#### [Written instruction]
The lines to extract begin at the line that contains "Emit a Python" and run through the last line of the listing; reproduce them exactly, minus any pictures.

#### [Input for this task]

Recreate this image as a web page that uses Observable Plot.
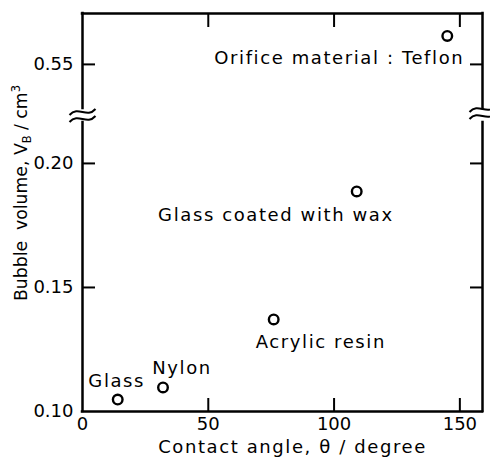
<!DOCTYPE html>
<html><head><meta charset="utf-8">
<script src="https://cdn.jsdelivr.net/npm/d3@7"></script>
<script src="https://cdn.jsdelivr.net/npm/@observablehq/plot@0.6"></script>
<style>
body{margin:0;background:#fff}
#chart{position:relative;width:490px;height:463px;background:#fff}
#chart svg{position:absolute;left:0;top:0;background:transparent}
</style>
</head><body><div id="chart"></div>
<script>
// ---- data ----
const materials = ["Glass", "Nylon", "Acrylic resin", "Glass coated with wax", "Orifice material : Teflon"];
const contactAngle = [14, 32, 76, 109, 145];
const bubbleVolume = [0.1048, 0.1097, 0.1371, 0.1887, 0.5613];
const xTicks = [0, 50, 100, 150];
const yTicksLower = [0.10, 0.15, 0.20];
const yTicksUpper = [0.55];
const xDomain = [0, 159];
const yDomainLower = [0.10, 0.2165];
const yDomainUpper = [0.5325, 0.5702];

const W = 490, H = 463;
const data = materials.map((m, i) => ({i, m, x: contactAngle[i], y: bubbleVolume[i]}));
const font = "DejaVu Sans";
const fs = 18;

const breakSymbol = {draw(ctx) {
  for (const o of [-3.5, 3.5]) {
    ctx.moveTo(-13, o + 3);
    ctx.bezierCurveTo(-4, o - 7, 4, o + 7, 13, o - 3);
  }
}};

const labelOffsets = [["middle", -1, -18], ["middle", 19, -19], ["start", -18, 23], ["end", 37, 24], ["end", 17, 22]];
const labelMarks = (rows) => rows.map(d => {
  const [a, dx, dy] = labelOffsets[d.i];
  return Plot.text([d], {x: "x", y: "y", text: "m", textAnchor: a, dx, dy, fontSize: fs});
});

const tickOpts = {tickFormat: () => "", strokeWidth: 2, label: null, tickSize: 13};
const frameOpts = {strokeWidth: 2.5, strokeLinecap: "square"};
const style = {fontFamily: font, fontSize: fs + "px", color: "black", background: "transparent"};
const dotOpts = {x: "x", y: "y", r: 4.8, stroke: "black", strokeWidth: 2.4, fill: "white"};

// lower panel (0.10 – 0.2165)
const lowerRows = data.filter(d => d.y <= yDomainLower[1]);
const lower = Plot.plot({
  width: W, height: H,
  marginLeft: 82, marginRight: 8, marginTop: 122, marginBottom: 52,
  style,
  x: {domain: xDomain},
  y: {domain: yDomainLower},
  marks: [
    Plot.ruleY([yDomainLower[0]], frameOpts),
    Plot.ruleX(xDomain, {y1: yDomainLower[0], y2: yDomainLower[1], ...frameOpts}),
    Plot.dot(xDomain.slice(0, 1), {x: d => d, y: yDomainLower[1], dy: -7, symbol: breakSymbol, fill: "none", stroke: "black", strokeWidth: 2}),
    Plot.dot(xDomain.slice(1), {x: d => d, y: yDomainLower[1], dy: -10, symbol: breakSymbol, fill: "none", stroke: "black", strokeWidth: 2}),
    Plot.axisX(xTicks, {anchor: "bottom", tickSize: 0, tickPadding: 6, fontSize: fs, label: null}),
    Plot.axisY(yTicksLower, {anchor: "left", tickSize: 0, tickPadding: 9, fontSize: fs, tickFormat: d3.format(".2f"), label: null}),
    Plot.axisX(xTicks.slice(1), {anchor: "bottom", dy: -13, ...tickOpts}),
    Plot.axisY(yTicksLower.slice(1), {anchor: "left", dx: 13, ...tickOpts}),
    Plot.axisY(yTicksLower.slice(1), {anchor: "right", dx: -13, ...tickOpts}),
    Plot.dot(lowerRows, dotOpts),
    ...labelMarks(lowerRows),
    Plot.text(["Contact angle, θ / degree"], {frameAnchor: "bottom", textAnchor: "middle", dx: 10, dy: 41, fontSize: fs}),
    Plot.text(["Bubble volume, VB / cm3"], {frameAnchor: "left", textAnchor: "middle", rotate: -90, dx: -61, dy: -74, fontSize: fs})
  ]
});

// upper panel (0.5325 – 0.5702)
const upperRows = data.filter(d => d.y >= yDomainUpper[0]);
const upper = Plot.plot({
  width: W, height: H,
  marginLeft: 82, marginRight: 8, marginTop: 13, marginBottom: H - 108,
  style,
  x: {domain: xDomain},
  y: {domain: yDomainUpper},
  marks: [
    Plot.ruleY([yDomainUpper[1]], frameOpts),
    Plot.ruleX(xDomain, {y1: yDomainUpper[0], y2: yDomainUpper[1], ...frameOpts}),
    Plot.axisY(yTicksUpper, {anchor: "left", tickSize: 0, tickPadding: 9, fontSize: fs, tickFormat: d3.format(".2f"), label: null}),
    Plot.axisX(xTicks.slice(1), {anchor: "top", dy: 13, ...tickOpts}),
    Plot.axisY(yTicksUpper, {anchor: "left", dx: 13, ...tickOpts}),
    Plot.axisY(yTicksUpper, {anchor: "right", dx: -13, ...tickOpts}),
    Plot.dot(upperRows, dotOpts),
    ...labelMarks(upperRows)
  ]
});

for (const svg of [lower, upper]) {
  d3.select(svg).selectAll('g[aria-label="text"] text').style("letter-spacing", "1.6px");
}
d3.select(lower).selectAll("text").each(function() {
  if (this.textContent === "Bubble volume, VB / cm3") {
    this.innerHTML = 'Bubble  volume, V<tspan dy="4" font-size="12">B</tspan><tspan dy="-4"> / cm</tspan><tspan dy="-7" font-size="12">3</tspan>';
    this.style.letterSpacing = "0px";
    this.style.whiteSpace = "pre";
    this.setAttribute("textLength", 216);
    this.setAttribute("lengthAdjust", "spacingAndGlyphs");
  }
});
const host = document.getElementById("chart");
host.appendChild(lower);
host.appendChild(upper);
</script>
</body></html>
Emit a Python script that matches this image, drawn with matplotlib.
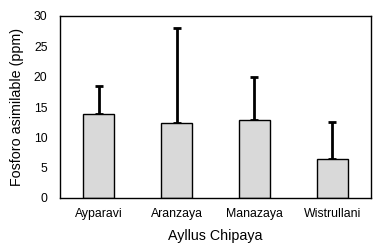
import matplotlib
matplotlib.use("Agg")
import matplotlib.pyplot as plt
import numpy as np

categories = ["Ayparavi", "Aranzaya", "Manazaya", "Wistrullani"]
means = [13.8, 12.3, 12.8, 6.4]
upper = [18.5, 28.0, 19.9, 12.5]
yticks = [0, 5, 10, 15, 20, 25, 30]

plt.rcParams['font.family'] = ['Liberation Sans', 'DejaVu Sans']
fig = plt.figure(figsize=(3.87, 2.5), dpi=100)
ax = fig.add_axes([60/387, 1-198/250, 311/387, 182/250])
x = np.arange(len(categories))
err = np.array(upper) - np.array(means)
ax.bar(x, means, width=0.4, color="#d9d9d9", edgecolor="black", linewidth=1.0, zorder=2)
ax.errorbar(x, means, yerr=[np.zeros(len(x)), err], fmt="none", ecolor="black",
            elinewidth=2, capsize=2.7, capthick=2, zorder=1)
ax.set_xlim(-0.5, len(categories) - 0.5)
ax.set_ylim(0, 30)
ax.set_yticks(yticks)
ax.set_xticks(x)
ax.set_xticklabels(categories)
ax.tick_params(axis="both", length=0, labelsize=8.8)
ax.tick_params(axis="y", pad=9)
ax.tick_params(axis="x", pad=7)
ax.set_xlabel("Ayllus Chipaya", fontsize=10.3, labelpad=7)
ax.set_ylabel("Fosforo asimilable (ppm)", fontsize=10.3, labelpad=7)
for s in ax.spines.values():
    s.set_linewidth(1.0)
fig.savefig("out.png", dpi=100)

#### [Answer]
Emit a Python script that matches this image, drawn with matplotlib.
import matplotlib
matplotlib.use("Agg")
import matplotlib.pyplot as plt
import numpy as np

categories = ["Ayparavi", "Aranzaya", "Manazaya", "Wistrullani"]
means = [13.8, 12.3, 12.8, 6.4]
upper = [18.5, 28.0, 19.9, 12.5]
yticks = [0, 5, 10, 15, 20, 25, 30]

plt.rcParams['font.family'] = ['Liberation Sans', 'DejaVu Sans']
fig = plt.figure(figsize=(3.87, 2.5), dpi=100)
ax = fig.add_axes([60/387, 1-198/250, 311/387, 182/250])
x = np.arange(len(categories))
err = np.array(upper) - np.array(means)
ax.bar(x, means, width=0.4, color="#d9d9d9", edgecolor="black", linewidth=1.0, zorder=2)
ax.errorbar(x, means, yerr=[np.zeros(len(x)), err], fmt="none", ecolor="black",
            elinewidth=2, capsize=2.7, capthick=2, zorder=1)
ax.set_xlim(-0.5, len(categories) - 0.5)
ax.set_ylim(0, 30)
ax.set_yticks(yticks)
ax.set_xticks(x)
ax.set_xticklabels(categories)
ax.tick_params(axis="both", length=0, labelsize=8.8)
ax.tick_params(axis="y", pad=9)
ax.tick_params(axis="x", pad=7)
ax.set_xlabel("Ayllus Chipaya", fontsize=10.3, labelpad=7)
ax.set_ylabel("Fosforo asimilable (ppm)", fontsize=10.3, labelpad=7)
for s in ax.spines.values():
    s.set_linewidth(1.0)
fig.savefig("out.png", dpi=100)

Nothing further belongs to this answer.